One of the more interesting narrative choices is the film’s approach to harmonizing the Synoptic Gospels with the Gospel of John. Taking Peter’s confession of Jesus as the turning point from the more secretive approach to Jesus’ identity and mission characteristic in the Synoptics and the more open approach characteristic of John, Jesus of Nazareth puts the Synoptic material first and the Johannine material afterward.

Though the Gospel tradition is generally sensitively handled, there are some inexplicable howlers. Among the many frustrating mysteries is why Zeffirelli not only omits the visit of the Magi (including James Earl Jones’ Balthasar) to Herod’s court, but draws attention to this fact by repeatedly depicting Herod raging and fretting about their failure to appear before him! And why on earth is the Prince of the Apostles introduced as “Simon Peter” from the outset, undercutting the moment in his confession when Jesus ought to be giving him the surname Peter (“Rock”)?

Opening with a well-crafted, rolling dramatic crescendo, Jesus of Nazareth ends with a feeble whimper: a hasty post-Resurrection sequence in which Jesus’ empty tomb is discovered by Mary Magdalene, who goes on, in a downbeat sequence, to relate to his doubting apostles an off-screen encounter with the Risen Christ, indignantly upbraiding them for their lack of faith. Jesus himself is barely glimpsed in a weirdly muted post-Resurrection appearance that seems to have been assembled from scraps after time or money ran out.

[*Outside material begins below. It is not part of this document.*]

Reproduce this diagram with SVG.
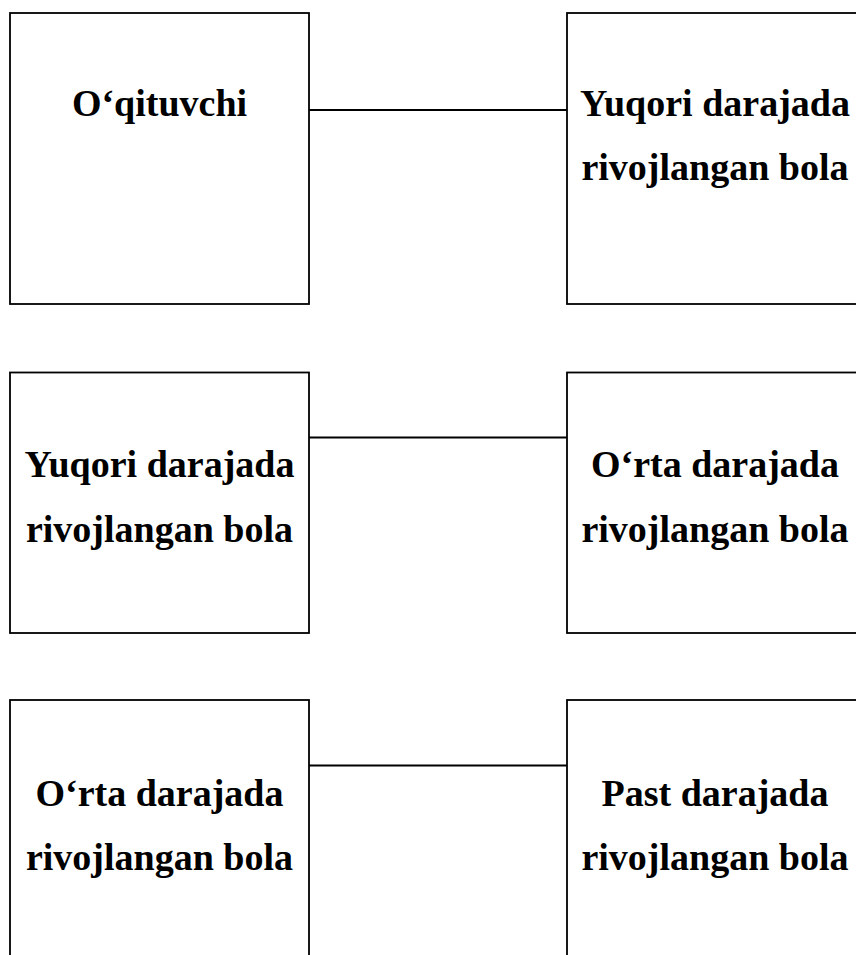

Despite its shortcomings, Jesus of Nazareth’s strengths remain unique and essential. The first hour and a half is by far the best screen telling of the Christmas story to date. There are vignettes seldom portrayed in other films, such as the finding of Jesus in the Temple and the rich young ruler.

Above all, the depth and sympathy of its presentation of Jesus’ Jewish milieu is groundbreaking, and rivaled by few if any subsequent portrayals. While not necessarily the best Jesus movie ever, Jesus of Nazareth will continue to be, for some time to come, the standard by which other Jesus films are judged.